My watch-of-the-past choice: The Lord of the Deep
The IWC’s GST Deep One diver watch (reference 3527) is an icon in the history of watchmaking, so it deserves being listed on my wish list. The Deep One combines a depth meter and time instrument in a case. he depth gauge undisputedly is the key feature of this watch. The depth display of the watch is an independent mechanism that works through a mechanical pressure system in the watch case, comparable to those used in traditional (mechanical) depth gauges for scuba divers. The watch was produced from 1999 through 2001. Less than 1000 watches were apparently sold. There seems to be consistency with respect to the reason why it was discontinued: production was expensive and difficult. When the cal. 5000s came into production, IWC shifted watchmakers over to the cal 5000 production.
The Deep One was a product of Richard Habring’s genius. Richard, working at IWC at the time, got the idea during a Christmas holiday dive trip in 1995. A dive-instructor described to him all functions and indications of the “perfect” dive watch. After returning to Schaffhausen, he developed the concept and went to Mr. Blümlein, who got the project started. The Deep One has an exceptional design: it is clearly readable, also underwater, despite its many functions. The alignment of depth meters and minutes helps reading depth more intuitively. The design of the Deep One marked the start of the following Aquatimer line. The GST line also introduced the revolutionary bracelets, used for the Ingenieur line, with spring-loaded bolts to easily extend the bracelet and to change straps as well as the push-button clasp.
Editor’s Note: We are also planning to re-publish a full length in-depth examination of the IWC Deep One soon. The article is originally written and photographed by Peter Nievaart for an online forum.

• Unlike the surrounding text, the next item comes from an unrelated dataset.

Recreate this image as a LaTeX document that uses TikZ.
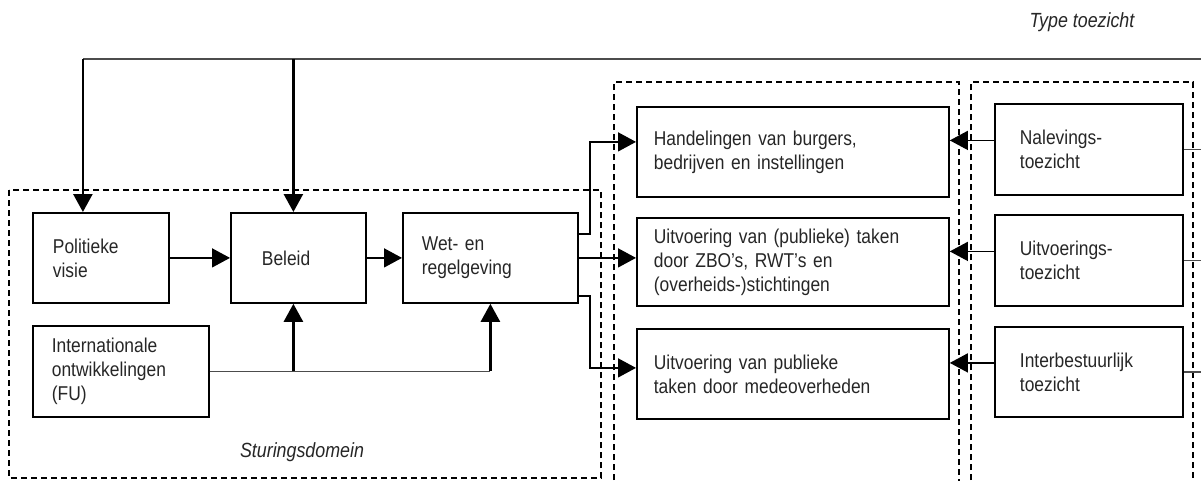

A new macro lens for watch photography
Leica was on my wish list for a long time. After reading Peter Chong’s review, I decided to rent an SL2 with the 24-90mm zoom lens and was sold. The rendering of colours, the micro-contrast were amazing. I did not have to post-process a single photo. So I sold my Nikon gear and purchased the Leica SL2. Everyone knows that switching to Leica is expensive. So when I only had budget for one Leica lens. I opted for the incredible SL 90mm APO Summicron lens, a terrific lens for portraiture, landscape and creative photography. But Santa, now I have a problem. While the Ricoh GRIIIx works well for documentary work and features a macro function, I am missing a higher-end macro lens for watch photography. Fortunately there are good options. My top-5 list consists of the Voigtlander 110mm and 60mm APO Lanthars, the classical Leica100mm lens for R-mount, the Nikon F 200mm micro, and the 1:1 macro Sigma 70mm F2.8 DG MACRO lens.
Peter Chong recommends the latter due to its stunning resolution and clarity. Another advantage is that the lens is available in L-mount and has autofocus, which is nice for focus stacking. Santa, I will follow Peter’s advice and opt for the Sigma.